┌──

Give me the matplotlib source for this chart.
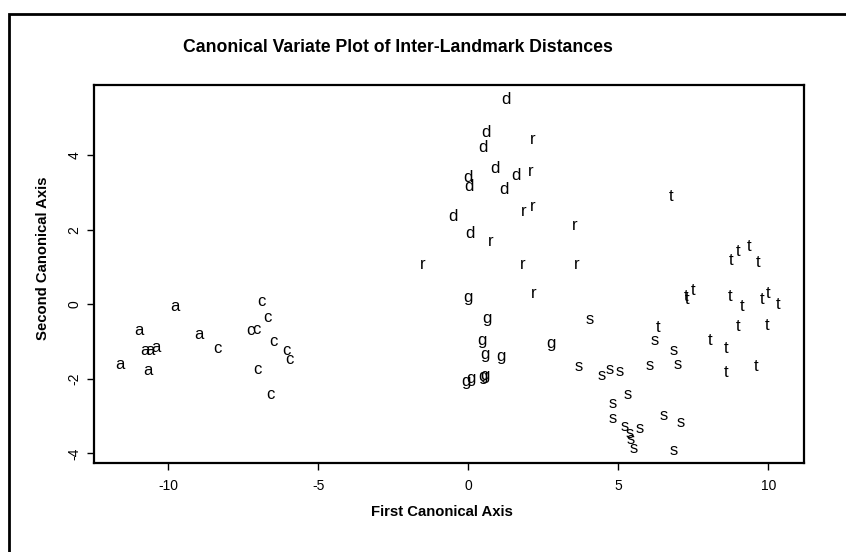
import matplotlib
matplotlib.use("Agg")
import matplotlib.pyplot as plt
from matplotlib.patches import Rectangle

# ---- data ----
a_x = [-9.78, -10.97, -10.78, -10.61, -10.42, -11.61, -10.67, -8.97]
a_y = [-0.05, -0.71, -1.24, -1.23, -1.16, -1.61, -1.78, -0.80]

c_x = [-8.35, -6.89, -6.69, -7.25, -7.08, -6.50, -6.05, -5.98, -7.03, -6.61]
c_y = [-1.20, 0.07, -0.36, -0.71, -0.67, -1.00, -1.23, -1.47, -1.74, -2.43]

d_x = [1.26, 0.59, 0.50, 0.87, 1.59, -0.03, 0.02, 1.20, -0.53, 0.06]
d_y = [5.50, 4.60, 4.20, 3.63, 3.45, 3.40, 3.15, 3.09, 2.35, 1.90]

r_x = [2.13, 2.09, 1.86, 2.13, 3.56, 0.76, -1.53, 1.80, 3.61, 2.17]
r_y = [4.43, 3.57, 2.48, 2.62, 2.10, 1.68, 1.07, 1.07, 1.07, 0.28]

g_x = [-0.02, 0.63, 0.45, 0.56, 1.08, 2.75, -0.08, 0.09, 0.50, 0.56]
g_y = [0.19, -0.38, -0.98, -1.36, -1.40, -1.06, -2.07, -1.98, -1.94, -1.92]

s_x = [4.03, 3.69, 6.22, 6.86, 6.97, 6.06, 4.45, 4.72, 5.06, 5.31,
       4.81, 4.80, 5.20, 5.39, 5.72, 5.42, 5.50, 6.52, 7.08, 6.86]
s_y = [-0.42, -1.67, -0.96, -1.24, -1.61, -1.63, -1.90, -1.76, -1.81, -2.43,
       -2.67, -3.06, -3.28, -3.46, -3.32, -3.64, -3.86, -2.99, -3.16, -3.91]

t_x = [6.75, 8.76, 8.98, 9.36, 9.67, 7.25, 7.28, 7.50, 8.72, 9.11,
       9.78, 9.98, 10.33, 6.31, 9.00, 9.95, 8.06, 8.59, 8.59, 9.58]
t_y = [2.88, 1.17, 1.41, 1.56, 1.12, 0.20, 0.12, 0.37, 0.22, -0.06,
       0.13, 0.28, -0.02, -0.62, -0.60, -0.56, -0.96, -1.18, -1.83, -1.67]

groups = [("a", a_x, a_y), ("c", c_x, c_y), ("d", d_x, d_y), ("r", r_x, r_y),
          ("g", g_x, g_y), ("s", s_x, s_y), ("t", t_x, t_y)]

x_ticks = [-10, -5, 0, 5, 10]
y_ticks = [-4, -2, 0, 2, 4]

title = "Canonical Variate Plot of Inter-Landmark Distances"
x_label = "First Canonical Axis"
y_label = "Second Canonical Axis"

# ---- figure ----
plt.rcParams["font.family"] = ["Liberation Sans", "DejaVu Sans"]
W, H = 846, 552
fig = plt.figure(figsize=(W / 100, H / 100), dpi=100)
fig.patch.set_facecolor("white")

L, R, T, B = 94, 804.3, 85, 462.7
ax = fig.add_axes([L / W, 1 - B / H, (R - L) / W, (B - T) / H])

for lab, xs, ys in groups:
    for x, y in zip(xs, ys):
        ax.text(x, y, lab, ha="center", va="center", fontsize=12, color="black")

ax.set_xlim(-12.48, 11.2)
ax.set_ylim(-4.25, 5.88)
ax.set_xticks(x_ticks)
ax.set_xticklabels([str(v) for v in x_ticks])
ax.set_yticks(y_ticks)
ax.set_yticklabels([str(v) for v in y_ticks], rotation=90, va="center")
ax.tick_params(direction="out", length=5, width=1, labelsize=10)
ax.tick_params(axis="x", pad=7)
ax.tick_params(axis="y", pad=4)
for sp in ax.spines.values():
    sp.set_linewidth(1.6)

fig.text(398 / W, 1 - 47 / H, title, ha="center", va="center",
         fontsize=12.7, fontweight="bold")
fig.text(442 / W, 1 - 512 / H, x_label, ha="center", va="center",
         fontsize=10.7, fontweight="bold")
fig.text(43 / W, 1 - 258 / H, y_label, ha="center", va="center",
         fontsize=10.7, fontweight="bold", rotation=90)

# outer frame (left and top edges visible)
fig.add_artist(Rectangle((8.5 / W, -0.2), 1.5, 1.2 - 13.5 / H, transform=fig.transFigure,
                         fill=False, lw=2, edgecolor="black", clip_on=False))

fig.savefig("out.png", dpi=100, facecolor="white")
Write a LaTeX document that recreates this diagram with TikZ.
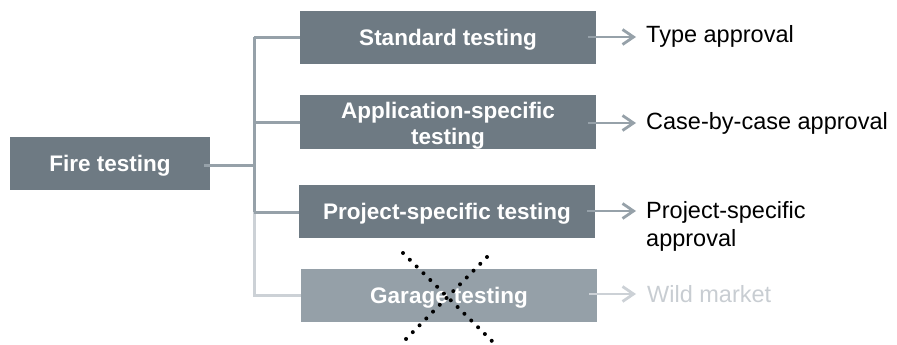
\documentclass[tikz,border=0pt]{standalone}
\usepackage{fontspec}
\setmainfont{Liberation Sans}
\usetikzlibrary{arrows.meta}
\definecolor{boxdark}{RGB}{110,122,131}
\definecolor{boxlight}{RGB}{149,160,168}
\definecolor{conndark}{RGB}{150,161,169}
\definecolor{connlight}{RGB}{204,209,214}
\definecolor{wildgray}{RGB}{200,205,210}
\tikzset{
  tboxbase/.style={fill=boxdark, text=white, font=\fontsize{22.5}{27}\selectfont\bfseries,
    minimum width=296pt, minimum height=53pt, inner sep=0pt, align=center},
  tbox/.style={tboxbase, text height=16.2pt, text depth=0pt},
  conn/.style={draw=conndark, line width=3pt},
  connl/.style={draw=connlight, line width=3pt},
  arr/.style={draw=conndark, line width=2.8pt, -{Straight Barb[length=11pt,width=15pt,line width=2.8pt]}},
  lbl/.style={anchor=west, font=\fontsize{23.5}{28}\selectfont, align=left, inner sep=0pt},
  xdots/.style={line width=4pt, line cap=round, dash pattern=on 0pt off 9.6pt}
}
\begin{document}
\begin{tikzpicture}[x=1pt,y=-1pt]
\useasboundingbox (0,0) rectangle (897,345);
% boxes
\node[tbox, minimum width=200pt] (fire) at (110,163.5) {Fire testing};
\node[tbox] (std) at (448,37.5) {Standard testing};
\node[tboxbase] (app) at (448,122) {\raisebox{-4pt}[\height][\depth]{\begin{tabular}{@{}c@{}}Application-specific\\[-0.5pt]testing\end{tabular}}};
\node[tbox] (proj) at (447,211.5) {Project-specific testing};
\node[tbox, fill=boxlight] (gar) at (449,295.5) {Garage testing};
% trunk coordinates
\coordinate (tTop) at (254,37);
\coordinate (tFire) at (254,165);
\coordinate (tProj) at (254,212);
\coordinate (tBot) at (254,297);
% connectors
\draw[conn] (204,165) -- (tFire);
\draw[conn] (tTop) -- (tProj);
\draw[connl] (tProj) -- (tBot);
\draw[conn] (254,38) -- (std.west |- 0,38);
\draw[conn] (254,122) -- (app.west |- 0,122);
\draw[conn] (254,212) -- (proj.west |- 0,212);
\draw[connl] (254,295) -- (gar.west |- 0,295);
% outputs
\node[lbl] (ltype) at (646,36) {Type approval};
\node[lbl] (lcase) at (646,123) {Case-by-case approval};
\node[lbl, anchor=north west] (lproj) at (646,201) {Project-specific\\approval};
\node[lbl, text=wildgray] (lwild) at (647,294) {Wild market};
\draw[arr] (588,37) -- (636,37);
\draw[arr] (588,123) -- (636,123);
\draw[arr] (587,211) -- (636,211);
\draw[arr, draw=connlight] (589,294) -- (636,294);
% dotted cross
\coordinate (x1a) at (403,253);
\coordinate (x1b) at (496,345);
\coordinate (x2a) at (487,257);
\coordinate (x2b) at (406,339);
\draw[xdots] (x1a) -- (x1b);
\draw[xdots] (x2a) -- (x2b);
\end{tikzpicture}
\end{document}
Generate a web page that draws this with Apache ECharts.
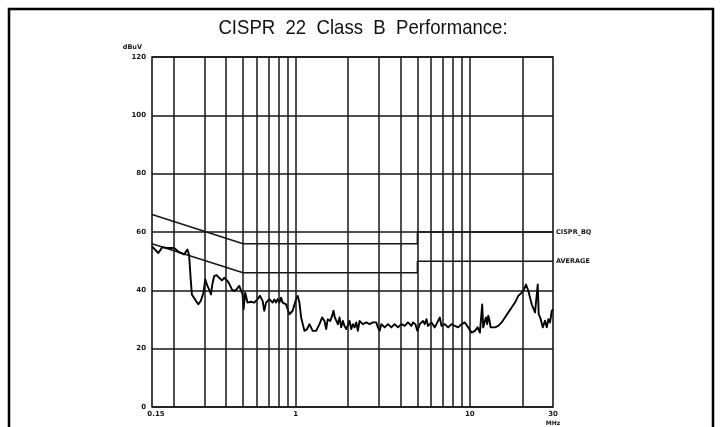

└──

- THE REQUEST
Pick each line holding the word "with" out of the listing.

- RESULT FOR THIS TASK
Write a LaTeX document that recreates this diagram with TikZ.
Generate a web page that draws this with Apache ECharts.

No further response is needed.